While most people view online schooling as a hellish response to the COVID-19 pandemic, FIlm professor Shannon McGuiness sees it as an opportunity to fulfill her lifelong dream: to teach cinema by turning her lectures into feature films.
The moment the news for online classes broke, McGuiness holed herself up with a typewriter, a pot of coffee, and 4 lines of premium grade cocaine to get to work like the Hollywood writers. She has typed up the screenplays for her lectures from now until April 27th.
“It’s just such an opportunity to really hone my craft,” says McGuiness. “It was the break I’ve been looking for! This job has been stifling my creative ability, and these kids, God I hate them so much. But if I do a good job with these lectures, I am going to submit them to the Sundance festival, and assuming they ever do one of those again, it's my ticket out of this hellhole. Goodbye education and steady income, hello fame!”

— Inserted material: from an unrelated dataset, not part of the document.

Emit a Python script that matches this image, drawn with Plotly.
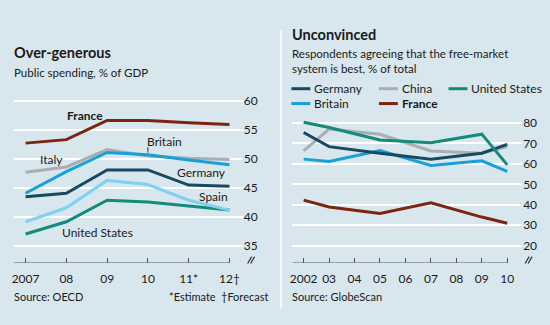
import plotly.graph_objects as go

# ---------------- data ----------------
years_l = [2007, 2008, 2009, 2010, 2011, 2012]
tick_l = ["2007", "08", "09", "10", "11*", "12†"]
france_l = [52.7, 53.3, 56.6, 56.6, 56.2, 55.9]
italy_l = [47.7, 48.6, 51.6, 50.5, 50.1, 49.9]
britain_l = [44.1, 47.8, 51.1, 50.7, 49.8, 49.0]
germany_l = [43.5, 44.1, 48.1, 48.1, 45.5, 45.3]
spain_l = [39.2, 41.6, 46.3, 45.6, 42.9, 41.2]
us_l = [37.1, 39.2, 42.9, 42.6, 41.9, 41.2]

years_r = [2002, 2003, 2005, 2007, 2009, 2010]
tickvals_r = [2002, 2003, 2004, 2005, 2006, 2007, 2008, 2009, 2010]
tick_r = ["2002", "03", "04", "05", "06", "07", "08", "09", "10"]
germany_r = [75.3, 68.4, 65.2, 62.3, 65.2, 69.5]
china_r = [66.3, 77.0, 74.4, 66.3, 65.2, 68.4]
us_r = [80.3, 77.7, 71.6, 70.3, 74.5, 59.5]
britain_r = [62.3, 61.1, 66.5, 59.2, 61.5, 56.3]
france_r = [42.3, 38.9, 35.8, 41.0, 34.0, 31.0]

# ---------------- style ----------------
W, H = 550, 325
BG = "#d8e6ee"
C_FR = "#7b2410"
C_GR = "#a9aeb0"
C_BR = "#17a0da"
C_DE = "#174a60"
C_ES = "#7fd2f2"
C_US = "#138b7b"
FONT = "Lato"
TXT = "#1a1a1a"
LW = 3

def px(x):
    return x / W

def py(y):
    return 1 - y / H

fig = go.Figure()

def add(xs, ys, color, xa, ya):
    fig.add_trace(go.Scatter(x=xs, y=ys, mode="lines", xaxis=xa, yaxis=ya,
                             line=dict(color=color, width=LW), showlegend=False,
                             hoverinfo="skip"))

# left chart (draw order: back to front)
add(years_l, us_l, C_US, "x", "y")
add(years_l, spain_l, C_ES, "x", "y")
add(years_l, germany_l, C_DE, "x", "y")
add(years_l, italy_l, C_GR, "x", "y")
add(years_l, britain_l, C_BR, "x", "y")
add(years_l, france_l, C_FR, "x", "y")

# right chart
add(years_r, france_r, C_FR, "x2", "y2")
add(years_r, britain_r, C_BR, "x2", "y2")
add(years_r, china_r, C_GR, "x2", "y2")
add(years_r, germany_r, C_DE, "x2", "y2")
add(years_r, us_r, C_US, "x2", "y2")

# axes geometry
L_x0, L_x1 = 11, 241
R_x0, R_x1 = 291, 522
Y_bot_l, Y_top_l = 262, 94
Y_bot_r, Y_top_r = 262, 114

# left: 41 px per year, 5.88 px per unit
xl_range = [2007 - (22.7 - L_x0) / 41.0, 2012 + (L_x1 - 227.7) / 41.0]
yl_range = [35 - (Y_bot_l - 245.5) / 5.88, 60 + (98.5 - Y_top_l) / 5.88]
# right: 25.59 px per year, 2.067 px per unit
xr_range = [2002 - (302.3 - R_x0) / 25.59, 2010 + (R_x1 - 507) / 25.59]
yr_range = [20 - (Y_bot_r - 245) / 2.067, 80 + (121 - Y_top_r) / 2.067]

tickfont = dict(family=FONT, size=12, color=TXT)

fig.update_layout(
    width=W, height=H, paper_bgcolor=BG, plot_bgcolor=BG,
    margin=dict(l=0, r=0, t=0, b=0),
    font=dict(family=FONT, color=TXT),
    xaxis=dict(domain=[px(L_x0), px(L_x1)], range=xl_range, tickvals=years_l,
               ticktext=tick_l, showgrid=False, zeroline=False, showline=False,
               ticks="inside", ticklen=5, tickcolor="#555", tickwidth=1,
               ticklabelstandoff=7, tickfont=tickfont, fixedrange=True),
    yaxis=dict(domain=[py(Y_bot_l), py(Y_top_l)], range=yl_range,
               tickvals=[35, 40, 45, 50, 55, 60], side="right",
               showgrid=True, gridcolor="white", gridwidth=1.5, zeroline=False,
               showline=False, ticks="", tickfont=tickfont, fixedrange=True),
    xaxis2=dict(domain=[px(R_x0), px(R_x1)], range=xr_range, tickvals=tickvals_r,
                ticktext=tick_r, showgrid=False, zeroline=False, showline=False,
                ticks="inside", ticklen=5, tickcolor="#555", tickwidth=1,
                ticklabelstandoff=7, tickfont=tickfont, anchor="y2", fixedrange=True),
    yaxis2=dict(domain=[py(Y_bot_r), py(Y_top_r)], range=yr_range,
                tickvals=[20, 30, 40, 50, 60, 70, 80], side="right", anchor="x2",
                showgrid=True, gridcolor="white", gridwidth=1.5, zeroline=False,
                showline=False, ticks="", tickfont=tickfont, fixedrange=True),
)

shapes = []
# baselines
shapes.append(dict(type="line", xref="x", yref="y", x0=xl_range[0], x1=2012,
                   y0=yl_range[0], y1=yl_range[0], line=dict(color="#555", width=1)))
shapes.append(dict(type="line", xref="x2", yref="y2", x0=xr_range[0], x1=2010,
                   y0=yr_range[0], y1=yr_range[0], line=dict(color="#555", width=1)))
# axis break marks
for bx in (248, 527):
    for dx in (0, 3):
        shapes.append(dict(type="line", xref="paper", yref="paper",
                           x0=px(bx + dx - 2), x1=px(bx + dx + 2),
                           y0=py(263), y1=py(256), line=dict(color="#333", width=1.2)))
# divider
shapes.append(dict(type="line", xref="paper", yref="paper", x0=px(279.5), x1=px(279.5),
                   y0=py(28), y1=py(308), line=dict(color="white", width=1.5)))
# Britain leader line
shapes.append(dict(type="line", xref="paper", yref="paper", x0=px(145.7), x1=px(145.7),
                   y0=py(145.5), y1=py(151), line=dict(color="#333", width=1)))

# legend swatches (right chart)
legend_items = [
    (290, 86.5, C_DE, "Germany", False),
    (378, 86.5, C_GR, "China", False),
    (448, 86.5, C_US, "United States", False),
    (290, 101.5, C_BR, "Britain", False),
    (378, 101.5, C_FR, "France", True),
]
for lx, ly, c, name, bold in legend_items:
    shapes.append(dict(type="line", xref="paper", yref="paper", x0=px(lx), x1=px(lx + 19),
                       y0=py(ly), y1=py(ly), line=dict(color=c, width=3)))

fig.update_layout(shapes=shapes)

ann = []

def text(x, y, s, size=12, bold=False, anchor="left", color=TXT):
    ann.append(dict(xref="paper", yref="paper", x=px(x), y=py(y), text=(f"<b>{s}</b>" if bold else s),
                    showarrow=False, xanchor=anchor, yanchor="middle", align="left",
                    font=dict(family=FONT, size=size, color=color)))

for lx, ly, c, name, bold in legend_items:
    text(lx + 21, ly, name, size=12, bold=bold)

text(9, 50, "Over-generous", size=14.5, bold=True)
text(9, 70, "Public spending, % of GDP", size=11.5)
text(289, 31.5, "Unconvinced", size=14.5, bold=True)
text(289, 58.5, "Respondents agreeing that the free-market<br>system is best, % of total", size=11.5)

# series labels left
text(62, 114, "France", bold=True)
text(142.5, 140, "Britain")
text(35, 157.5, "Italy")
text(173, 171.5, "Germany")
text(195.5, 195, "Spain")
text(57, 232, "United States")

# sources
text(9, 296.5, "Source: OECD", size=11)
text(165, 296.5, "*Estimate", size=11)
text(217, 296.5, "†Forecast", size=11)
text(289, 296.5, "Source: GlobeScan", size=11)

fig.update_layout(annotations=ann)

fig.write_html("out.html")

McGuiness says each lecture will start in pure darkness, where she whispers the lecture overview into the microphone. This will be followed by blinding light and her screaming the class goals as loudly as she can. This is in hopes of shocking her students into paying attention or weeding out the weak and “uncultured” students who value their hearing over her art. The ensuing lecture will be composed of various shots, including close ups of her eyes, a prolonged shot up her nostrils as she flares and unflares them to accentuate her points, and closing with 15 minutes of her doing naked yoga while reciting the textbook in slam poetry form.
When asked their opinion on the new style of lecturing her student, sophomore Teddy Robins said “Ya, I changed my major. I'm actually a Comp-Sci guy now. I don’t know anything about computers, but I am never gonna watch a naked 63-year-old lady yodel again. God, I hope this virus kills me.”